Graciela Sacco addresses some of contemporary society’s biggest problems— famine, displacement, homelessness, violence and corruption — in her photographic, video and installation works. Having developed her own photographic technique, which she called ‘heliography’, she experimented with various supports from paper and canvas to wood and rubber. Sacco represented Argentina at the 1996 Bienal de São Paulo and the 2001 Venice Biennale. She has exhibited internationally and her work is held in many institutions, including Museo de Arte Moderno de Buenos Aires and Museo de Arte Contemporáneo Rosario, Argentina.

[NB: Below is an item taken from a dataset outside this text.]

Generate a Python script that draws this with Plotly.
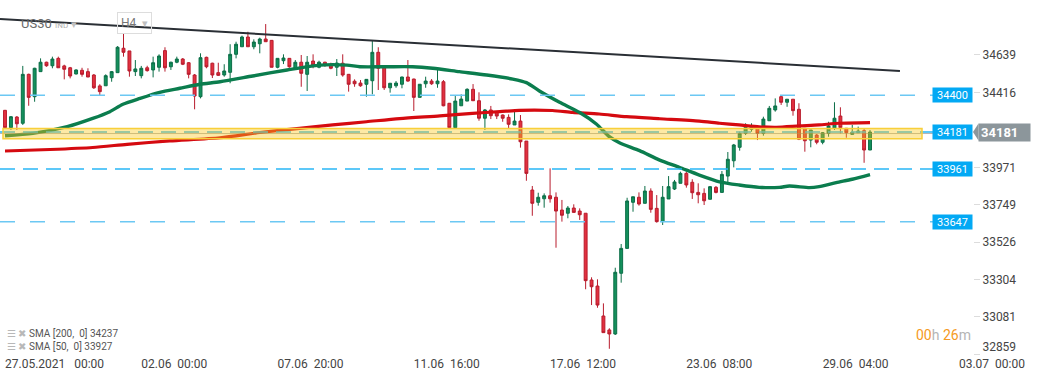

In Graciela Sacco’s monumental work Adelante [Ahead], shouting protestors advance towards us across 19 wooden planks. Created in 2015, this is the final work from her long-term Cuerpo a cuerpo [Body to Body] series, which she began in 1996. Newspaper imagery from the May 1968 student demonstrations in Paris is appropriated in her installations to address universal themes surrounding resistance. Sacco explains these works in her own words:
The image of one demonstration is printed on a series of splintered wooden planks, similar to those that are used to carry banners in a demonstration. In an incessant doubling up of parallels the image is splintered, it is fragmented in vertical rhythms that intercept the viewer forcing her/him to restore the complex articulation of various and overlapping meanings. A multitude advances through the streets raising violent gestures. Their faces, the determined fast-paced march, the crowded gathering, everything is condensed, unfolding the record of an action orchestrated to intervene, to shock.
Using ‘heliography’, a self-developed photographic process involving light-sensitive chemicals, a handmade apparatus and sunlight, Sacco imprints the wooden planks with images from the media in muted tones. ‘I try to imprint images in a way that makes it seem as though they arise from within the object,’ describes the artist. Through her process, the wooden planks—previously ordinary objects—take on their own resonance. Sacco’s emotionally charged installation works push the boundaries between photography and sculpture.
Following her unexpected death in 2017, a major tribute exhibition was presented at Museo Nacional de Bellas Artes in Buenos Aires.